Rights are a massive topic in the world today. They seem to shape the way people think, and behave, the way that people think in terms of politics, the way people interact with ther people. Really this is only a relatively new phenomenon, that is to say, the idea of individual liberties and rights has found favour with the academic community and the wider society (speaking in terms of Western Society) since the 1700′s, but they’ve really only begun to gain worldwide interest and cultish popularity in the 2oth Century. There has certainly been much political consideration since before then, the Constitution of the United States being ammended several time to include statements about basic rights, and consideration being given to the way that rights are governed and protected in the formation of the Swiss Confederation, and the consitution of many other nations including Australia. All of this has coincided with with the development of a more egocentric society, who rather than looking at the interests of others and considering how they can contribute, focus first on themselves and how society can conform to their needs.

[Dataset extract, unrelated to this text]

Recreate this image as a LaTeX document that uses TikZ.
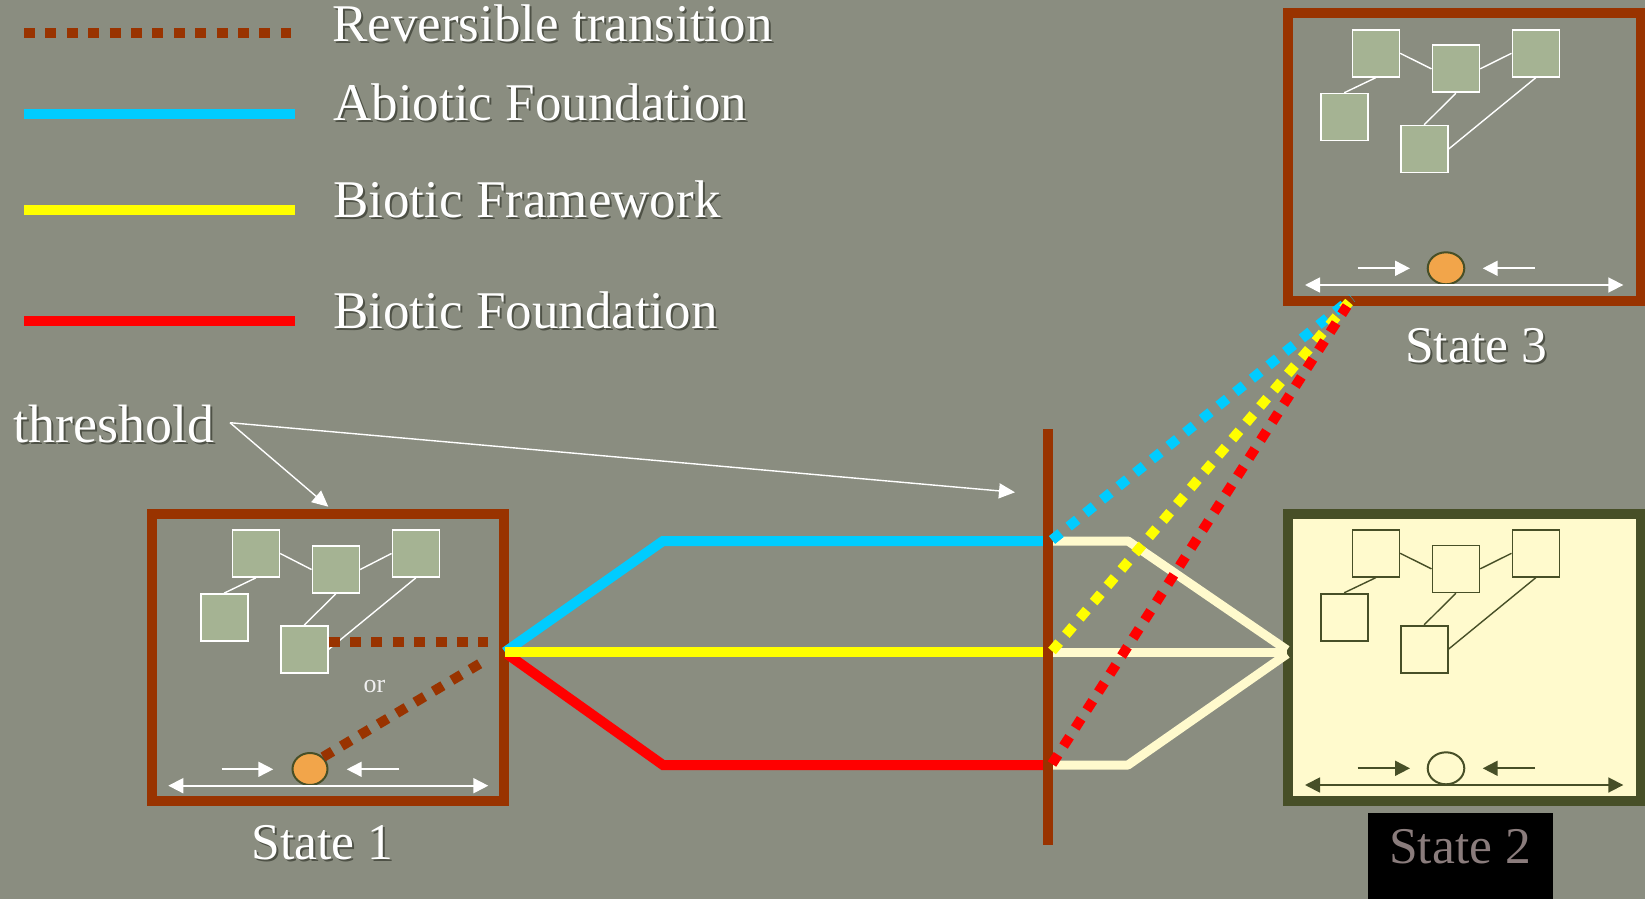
\documentclass[tikz,border=0pt]{standalone}
\usepackage{fontspec}
\setmainfont{Liberation Serif}
\usetikzlibrary{arrows.meta,shapes.geometric}
\definecolor{bg}{HTML}{8A8D80}
\definecolor{brn}{HTML}{993300}
\definecolor{aqua}{HTML}{00CCFF}
\definecolor{yel}{HTML}{FFFF00}
\definecolor{rd}{HTML}{FF0000}
\definecolor{cream}{HTML}{FFFACD}
\definecolor{sage}{HTML}{A5B393}
\definecolor{olive}{HTML}{474F27}
\definecolor{orng}{HTML}{F2A54A}
\definecolor{shd}{HTML}{4E5146}
\definecolor{mauve}{HTML}{8A7C7C}
\newcommand\shtext[1]{\leavevmode\rlap{\kern1pt\raisebox{-1pt}{\textcolor{shd}{#1}}}#1}
\tikzset{
  sq/.style={rectangle, draw=white, line width=0.85pt, fill=sage, minimum size=23.5pt, inner sep=0pt},
  sqtwo/.style={sq, draw=olive, fill=cream},
  link/.style={white, line width=0.7pt},
  linktwo/.style={olive, line width=0.7pt},
  statebox/.style={rectangle, line width=5pt, minimum width=176.25pt, minimum height=143.8pt, inner sep=0pt},
  flow/.style={line width=5pt},
  dots/.style={line width=5pt, dash pattern=on 5.5pt off 5.2pt},
  cr/.style={cream, line width=4.5pt, line join=bevel},
  arr/.style={-{Triangle[length=7.5pt,width=7.5pt]}, line width=0.9pt},
  darr/.style={{Triangle[length=7.5pt,width=7.5pt]}-{Triangle[length=7.5pt,width=7.5pt]}, line width=0.9pt},
  tharr/.style={-{Triangle[length=8pt,width=7.5pt]}, white, line width=0.7pt},
  ball/.style={ellipse, draw=olive, line width=1pt, fill=orng, inner sep=0pt},
  legtext/.style={text=white, inner sep=0pt, anchor=base west, font=\fontsize{26.5pt}{30pt}\selectfont},
  statetext/.style={text=white, inner sep=0pt, anchor=base, font=\fontsize{25.75pt}{30pt}\selectfont}
}
\begin{document}
\begin{tikzpicture}[x=0.5pt, y=-0.5pt]
\useasboundingbox (0,0) rectangle (1645,899);
\fill[bg] (0,0) rectangle (1645,899);

% ---------- legend ----------
\coordinate (lg1a) at (24,33.3);  \coordinate (lg1b) at (291,33.3);
\coordinate (lg2a) at (24,113.7); \coordinate (lg2b) at (295,113.7);
\coordinate (lg3a) at (24,209.7); \coordinate (lg3b) at (295,209.7);
\coordinate (lg4a) at (24,321.3); \coordinate (lg4b) at (295,321.3);
\draw[brn, dots] (lg1a) -- (lg1b);
\draw[aqua, flow] (lg2a) -- (lg2b);
\draw[yel, flow] (lg3a) -- (lg3b);
\draw[rd, flow] (lg4a) -- (lg4b);
\node[legtext] (t1) at (332,41.7) {\shtext{Reversible transition}};
\node[legtext] (t2) at (333,121) {\shtext{Abiotic Foundation}};
\node[legtext] (t3) at (333,217.3) {\shtext{Biotic Framework}};
\node[legtext] (t4) at (333,328.3) {\shtext{Biotic Foundation}};

% ---------- state boxes ----------
\node[statebox, draw=brn] (s1) at (327.75,657.5) {};
\node[statebox, draw=brn] (s3) at (1464.25,157) {};
\node[statebox, draw=olive, fill=cream] (s2) at (1464.25,657.5) {};

% ---------- State 1 contents ----------
\node[sq] (a1) at (255.85,553.5) {};
\node[sq] (b1) at (335.85,569.5) {};
\node[sq] (c1) at (415.85,553.5) {};
\node[sq] (d1) at (224.15,617.5) {};
\node[sq] (e1) at (304.15,649.5) {};
\draw[link] (a1.east) -- (b1.west);
\draw[link] (b1.east) -- (c1.west);
\draw[link] (a1.south) -- (d1.north);
\draw[link] (b1.south) -- (e1.north);
\draw[link] (c1.south) -- (e1.east);
\node[ball, minimum width=17.5pt, minimum height=16pt] (o1) at (310,769) {};
\coordinate (h1a) at (168.3,785.7); \coordinate (h1b) at (488.3,785.7);
\draw[darr, white] (h1a) -- (h1b);
\coordinate (p1a) at (221.7,769.3); \coordinate (p1b) at (273.3,769.3);
\coordinate (q1a) at (399.3,769.3); \coordinate (q1b) at (346.7,769.3);
\draw[arr, white] (p1a) -- (p1b);
\draw[arr, white] (q1a) -- (q1b);
\coordinate (rv1) at (488.3,641.7);
\coordinate (rv2) at (486,660);
\draw[brn, dots] (e1.east |- rv1) -- (rv1);
\draw[brn, dots] (o1.north east) -- (rv2);
\node[text=white!94!black, inner sep=0pt, anchor=base west, font=\fontsize{13pt}{15pt}\selectfont] (or) at (363.3,692.7) {or};

% ---------- State 3 contents ----------
\node[sq] (a3) at (1375.85,53.3) {};
\node[sq] (b3) at (1455.85,68.85) {};
\node[sq] (c3) at (1535.85,53.3) {};
\node[sq] (d3) at (1344.15,117.15) {};
\node[sq] (e3) at (1424.15,149.15) {};
\draw[link] (a3.east) -- (b3.west);
\draw[link] (b3.east) -- (c3.west);
\draw[link] (a3.south) -- (d3.north);
\draw[link] (b3.south) -- (e3.north);
\draw[link] (c3.south) -- (e3.east);
\node[ball, minimum width=18.3pt, minimum height=16pt] (o3) at (1446,268.3) {};
\coordinate (h3a) at (1305,285); \coordinate (h3b) at (1623.3,285);
\draw[darr, white] (h3a) -- (h3b);
\coordinate (p3a) at (1357.7,268.3); \coordinate (p3b) at (1410,268.3);
\coordinate (q3a) at (1535,268.3); \coordinate (q3b) at (1482.7,268.3);
\draw[arr, white] (p3a) -- (p3b);
\draw[arr, white] (q3a) -- (q3b);

% ---------- State 2 contents ----------
\node[sqtwo] (a2) at (1375.85,553.3) {};
\node[sqtwo] (b2) at (1455.85,568.85) {};
\node[sqtwo] (c2) at (1535.85,553.3) {};
\node[sqtwo] (d2) at (1344.15,617.15) {};
\node[sqtwo] (e2) at (1424.15,649.15) {};
\draw[linktwo] (a2.east) -- (b2.west);
\draw[linktwo] (b2.east) -- (c2.west);
\draw[linktwo] (a2.south) -- (d2.north);
\draw[linktwo] (b2.south) -- (e2.north);
\draw[linktwo] (c2.south) -- (e2.east);
\node[ball, fill=cream, minimum width=18.3pt, minimum height=16pt] (o2) at (1446,768.3) {};
\coordinate (h2a) at (1305,785); \coordinate (h2b) at (1623.3,785);
\draw[darr, olive] (h2a) -- (h2b);
\coordinate (p2a) at (1357.7,768.3); \coordinate (p2b) at (1410,768.3);
\coordinate (q2a) at (1535,768.3); \coordinate (q2b) at (1482.7,768.3);
\draw[arr, olive] (p2a) -- (p2b);
\draw[arr, olive] (q2a) -- (q2b);

% ---------- pathways ----------
\coordinate (j) at (505,652);
\coordinate (jr) at (507,654);
\coordinate (bk) at (663,541);  \coordinate (bt) at (1048,541);
\coordinate (yt) at (1048,652);
\coordinate (rk) at (663,765);  \coordinate (rt) at (1048,765);
\draw[aqua, flow] (j) -- (bk) -- (bt);
\draw[rd, flow] (jr) -- (rk) -- (rt);
\draw[yel, flow] (j) -- (yt);

% cream lines into State 2
\coordinate (cb0) at (1053,541); \coordinate (cb1) at (1128,541);
\coordinate (cy0) at (1053,652);
\coordinate (cr0) at (1053,765); \coordinate (cr1) at (1128,765);
\coordinate (m1) at (1287,650); \coordinate (m2) at (1287,652); \coordinate (m3) at (1287,654);
\draw[cr] (cb0) -- (cb1) -- (m1);
\draw[cr] (cy0) -- (m2);
\draw[cr] (cr0) -- (cr1) -- (m3);

% threshold line
\coordinate (th1) at (1048,429);
\coordinate (th2) at (1048,845);
\draw[brn, line width=5pt] (th1) -- (th2);

% dotted lines to State 3
\coordinate (db) at (1052,540);  \coordinate (eb) at (1352,298);
\coordinate (dy) at (1052,651);  \coordinate (ey) at (1349,302);
\coordinate (dr) at (1052,764);  \coordinate (er) at (1347,306);
\draw[aqua, dots] (db) -- (eb);
\draw[yel, dots] (dy) -- (ey);
\draw[rd, dots] (dr) -- (er);

% threshold label
\node[legtext, font=\fontsize{27pt}{30pt}\selectfont] (thr) at (13.3,442.7) {\shtext{threshold}};
\coordinate (ts) at (230,422.7);
\coordinate (tp1) at (328.3,506.7);
\coordinate (tp2) at (1015,492.3);
\draw[tharr] (ts) -- (tp1);
\draw[tharr] (ts) -- (tp2);

% state labels
\node[statetext] (l1) at (322.5,859.3) {\shtext{State 1}};
\node[statetext] (l3) at (1476,362) {\shtext{State 3}};
\fill[black] (1368,813) rectangle (1553,899);
\node[statetext, text=mauve] (l2) at (1460,863) {State 2};
\end{tikzpicture}
\end{document}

Would JFK’s famous words from 1961 ‘Ask not what your country can do for you, but what you can do for your country’ be an accurate reflection on the modern collective conscience? Would he receive the a public display of affection and approval, only to be treated with contempt by the true intentions of the people? Is society a hypocrite?
To further discuss this issue I will give my personal working definition of a right. A right is something that is claimed by individual or groups that makes a demand on other individuals or groups to act, omit, forebear, or permit in such a way that the individual or group claiming the right can restrict the freedom of any other party in order to gain certain freedoms of their own. It is my view that a claim to a right is a self-centered claim. This is a very controversial topic to try to sum up in on statement however, and there is much more to discuss.
My final point to this introduction is that I don’t think rights are Biblical. This may be a radical and very controversial statement, particularly in Western Liberal Democracies where we really don’t like to think that the world isn’t about us. I intend to attack the Western Liberal hybrid of Christianity with vehemence for the remainder of my life, and one of the things that has sparked my train of thought on rights are the number of Christians who blog, call talk-back radios, preach and ignorantly proclaim that they have a God-given right to anything. It is my goal to destroy misconceptions that Christians have regarding rights, and to destroy the ignorance of Christians in relation to this. The Church has been ignorant and unempowered for too long and something has to give.